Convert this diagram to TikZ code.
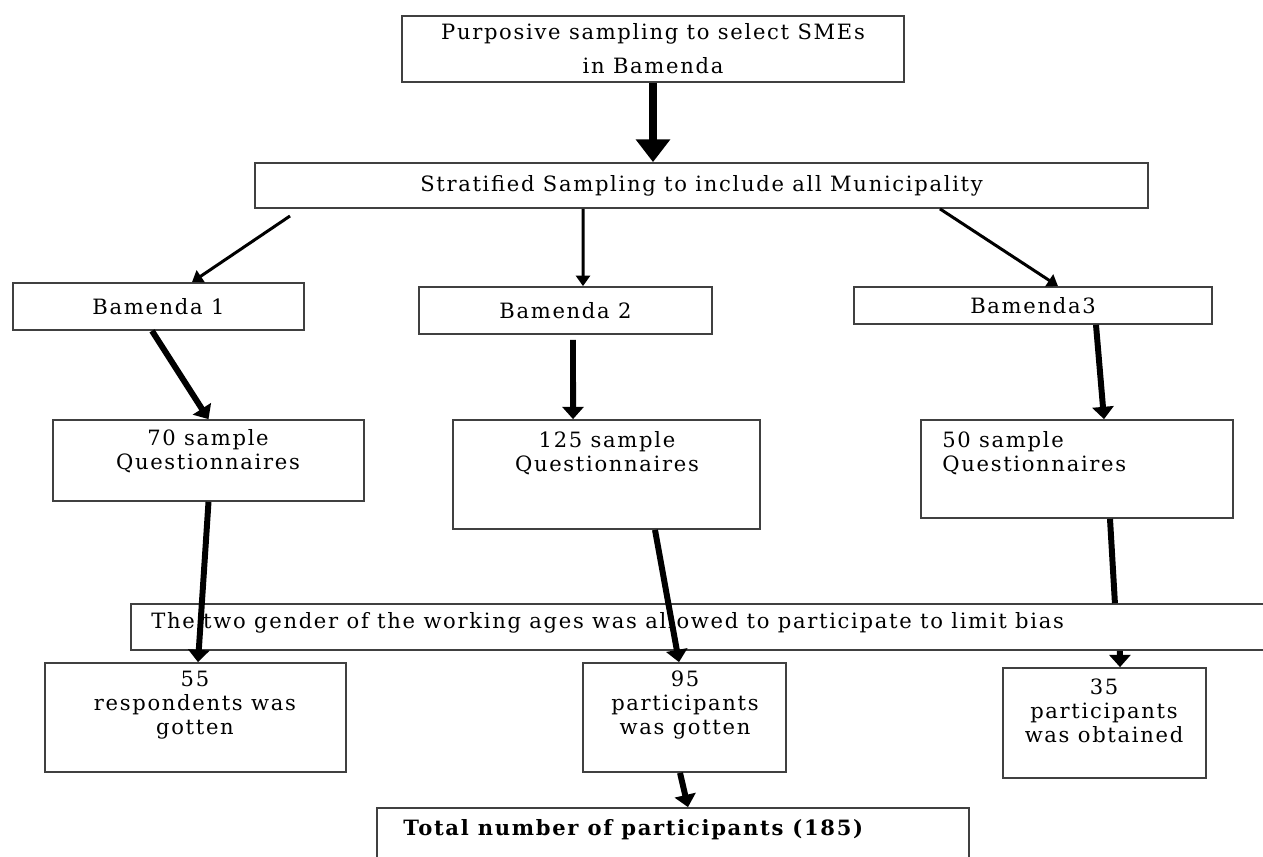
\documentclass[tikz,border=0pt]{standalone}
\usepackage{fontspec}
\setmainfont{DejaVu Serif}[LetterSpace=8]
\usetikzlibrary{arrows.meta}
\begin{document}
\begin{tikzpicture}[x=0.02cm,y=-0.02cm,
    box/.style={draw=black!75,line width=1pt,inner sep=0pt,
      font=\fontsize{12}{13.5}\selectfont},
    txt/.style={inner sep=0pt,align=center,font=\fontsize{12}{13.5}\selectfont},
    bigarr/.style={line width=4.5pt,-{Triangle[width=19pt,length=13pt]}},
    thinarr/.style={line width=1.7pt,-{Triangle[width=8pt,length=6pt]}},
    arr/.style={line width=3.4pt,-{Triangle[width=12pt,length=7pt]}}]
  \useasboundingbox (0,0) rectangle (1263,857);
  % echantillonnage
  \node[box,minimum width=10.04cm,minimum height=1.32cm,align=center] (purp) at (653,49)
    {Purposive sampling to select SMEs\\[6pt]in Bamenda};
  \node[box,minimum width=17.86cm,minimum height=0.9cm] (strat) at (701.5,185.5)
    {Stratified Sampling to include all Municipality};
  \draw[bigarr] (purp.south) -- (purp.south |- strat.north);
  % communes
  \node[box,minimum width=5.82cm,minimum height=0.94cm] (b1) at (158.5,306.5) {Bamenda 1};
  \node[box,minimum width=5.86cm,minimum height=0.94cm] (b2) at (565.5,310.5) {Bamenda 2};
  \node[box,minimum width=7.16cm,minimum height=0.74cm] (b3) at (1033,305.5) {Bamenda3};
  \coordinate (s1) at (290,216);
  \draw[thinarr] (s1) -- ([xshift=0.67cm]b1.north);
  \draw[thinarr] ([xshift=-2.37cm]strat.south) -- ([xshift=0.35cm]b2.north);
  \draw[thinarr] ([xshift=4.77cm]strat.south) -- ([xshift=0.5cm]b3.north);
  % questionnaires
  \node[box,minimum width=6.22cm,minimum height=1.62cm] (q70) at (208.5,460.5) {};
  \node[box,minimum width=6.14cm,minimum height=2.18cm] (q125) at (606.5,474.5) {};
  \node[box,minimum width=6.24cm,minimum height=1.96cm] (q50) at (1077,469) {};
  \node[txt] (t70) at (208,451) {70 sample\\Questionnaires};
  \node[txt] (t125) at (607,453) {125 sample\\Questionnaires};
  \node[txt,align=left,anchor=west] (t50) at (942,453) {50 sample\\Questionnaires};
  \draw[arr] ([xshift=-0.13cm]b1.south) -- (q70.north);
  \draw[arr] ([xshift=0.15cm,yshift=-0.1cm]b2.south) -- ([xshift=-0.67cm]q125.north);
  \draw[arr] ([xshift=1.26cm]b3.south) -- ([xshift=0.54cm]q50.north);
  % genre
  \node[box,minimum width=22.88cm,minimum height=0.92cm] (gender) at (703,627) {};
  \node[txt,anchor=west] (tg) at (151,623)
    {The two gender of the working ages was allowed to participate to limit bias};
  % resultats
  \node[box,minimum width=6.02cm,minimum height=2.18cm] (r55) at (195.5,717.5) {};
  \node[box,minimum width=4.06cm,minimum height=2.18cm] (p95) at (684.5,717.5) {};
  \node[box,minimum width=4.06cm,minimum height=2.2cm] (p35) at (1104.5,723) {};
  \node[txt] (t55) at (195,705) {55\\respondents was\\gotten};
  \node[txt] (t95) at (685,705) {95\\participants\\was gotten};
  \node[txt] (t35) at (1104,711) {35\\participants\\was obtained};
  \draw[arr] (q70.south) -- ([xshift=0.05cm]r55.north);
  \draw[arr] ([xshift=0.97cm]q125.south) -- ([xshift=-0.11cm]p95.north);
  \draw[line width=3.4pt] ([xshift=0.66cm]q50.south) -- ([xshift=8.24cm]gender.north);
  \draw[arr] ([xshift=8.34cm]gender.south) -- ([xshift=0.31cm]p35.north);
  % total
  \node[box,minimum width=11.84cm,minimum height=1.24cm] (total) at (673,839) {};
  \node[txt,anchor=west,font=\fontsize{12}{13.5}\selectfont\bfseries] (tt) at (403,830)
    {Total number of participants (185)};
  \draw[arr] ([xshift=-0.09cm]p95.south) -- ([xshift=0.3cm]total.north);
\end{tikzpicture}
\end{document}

• • • • •

#### WHAT THE TASK ASKS:
Omit pictures; set down the rest of the material word for word.

#### RESULT OF THIS EXERCISE:
Convert this diagram to TikZ code.
\documentclass[tikz,border=0pt]{standalone}
\usepackage{fontspec}
\setmainfont{DejaVu Serif}[LetterSpace=8]
\usetikzlibrary{arrows.meta}
\begin{document}
\begin{tikzpicture}[x=0.02cm,y=-0.02cm,
    box/.style={draw=black!75,line width=1pt,inner sep=0pt,
      font=\fontsize{12}{13.5}\selectfont},
    txt/.style={inner sep=0pt,align=center,font=\fontsize{12}{13.5}\selectfont},
    bigarr/.style={line width=4.5pt,-{Triangle[width=19pt,length=13pt]}},
    thinarr/.style={line width=1.7pt,-{Triangle[width=8pt,length=6pt]}},
    arr/.style={line width=3.4pt,-{Triangle[width=12pt,length=7pt]}}]
  \useasboundingbox (0,0) rectangle (1263,857);
  % echantillonnage
  \node[box,minimum width=10.04cm,minimum height=1.32cm,align=center] (purp) at (653,49)
    {Purposive sampling to select SMEs\\[6pt]in Bamenda};
  \node[box,minimum width=17.86cm,minimum height=0.9cm] (strat) at (701.5,185.5)
    {Stratified Sampling to include all Municipality};
  \draw[bigarr] (purp.south) -- (purp.south |- strat.north);
  % communes
  \node[box,minimum width=5.82cm,minimum height=0.94cm] (b1) at (158.5,306.5) {Bamenda 1};
  \node[box,minimum width=5.86cm,minimum height=0.94cm] (b2) at (565.5,310.5) {Bamenda 2};
  \node[box,minimum width=7.16cm,minimum height=0.74cm] (b3) at (1033,305.5) {Bamenda3};
  \coordinate (s1) at (290,216);
  \draw[thinarr] (s1) -- ([xshift=0.67cm]b1.north);
  \draw[thinarr] ([xshift=-2.37cm]strat.south) -- ([xshift=0.35cm]b2.north);
  \draw[thinarr] ([xshift=4.77cm]strat.south) -- ([xshift=0.5cm]b3.north);
  % questionnaires
  \node[box,minimum width=6.22cm,minimum height=1.62cm] (q70) at (208.5,460.5) {};
  \node[box,minimum width=6.14cm,minimum height=2.18cm] (q125) at (606.5,474.5) {};
  \node[box,minimum width=6.24cm,minimum height=1.96cm] (q50) at (1077,469) {};
  \node[txt] (t70) at (208,451) {70 sample\\Questionnaires};
  \node[txt] (t125) at (607,453) {125 sample\\Questionnaires};
  \node[txt,align=left,anchor=west] (t50) at (942,453) {50 sample\\Questionnaires};
  \draw[arr] ([xshift=-0.13cm]b1.south) -- (q70.north);
  \draw[arr] ([xshift=0.15cm,yshift=-0.1cm]b2.south) -- ([xshift=-0.67cm]q125.north);
  \draw[arr] ([xshift=1.26cm]b3.south) -- ([xshift=0.54cm]q50.north);
  % genre
  \node[box,minimum width=22.88cm,minimum height=0.92cm] (gender) at (703,627) {};
  \node[txt,anchor=west] (tg) at (151,623)
    {The two gender of the working ages was allowed to participate to limit bias};
  % resultats
  \node[box,minimum width=6.02cm,minimum height=2.18cm] (r55) at (195.5,717.5) {};
  \node[box,minimum width=4.06cm,minimum height=2.18cm] (p95) at (684.5,717.5) {};
  \node[box,minimum width=4.06cm,minimum height=2.2cm] (p35) at (1104.5,723) {};
  \node[txt] (t55) at (195,705) {55\\respondents was\\gotten};
  \node[txt] (t95) at (685,705) {95\\participants\\was gotten};
  \node[txt] (t35) at (1104,711) {35\\participants\\was obtained};
  \draw[arr] (q70.south) -- ([xshift=0.05cm]r55.north);
  \draw[arr] ([xshift=0.97cm]q125.south) -- ([xshift=-0.11cm]p95.north);
  \draw[line width=3.4pt] ([xshift=0.66cm]q50.south) -- ([xshift=8.24cm]gender.north);
  \draw[arr] ([xshift=8.34cm]gender.south) -- ([xshift=0.31cm]p35.north);
  % total
  \node[box,minimum width=11.84cm,minimum height=1.24cm] (total) at (673,839) {};
  \node[txt,anchor=west,font=\fontsize{12}{13.5}\selectfont\bfseries] (tt) at (403,830)
    {Total number of participants (185)};
  \draw[arr] ([xshift=-0.09cm]p95.south) -- ([xshift=0.3cm]total.north);
\end{tikzpicture}
\end{document}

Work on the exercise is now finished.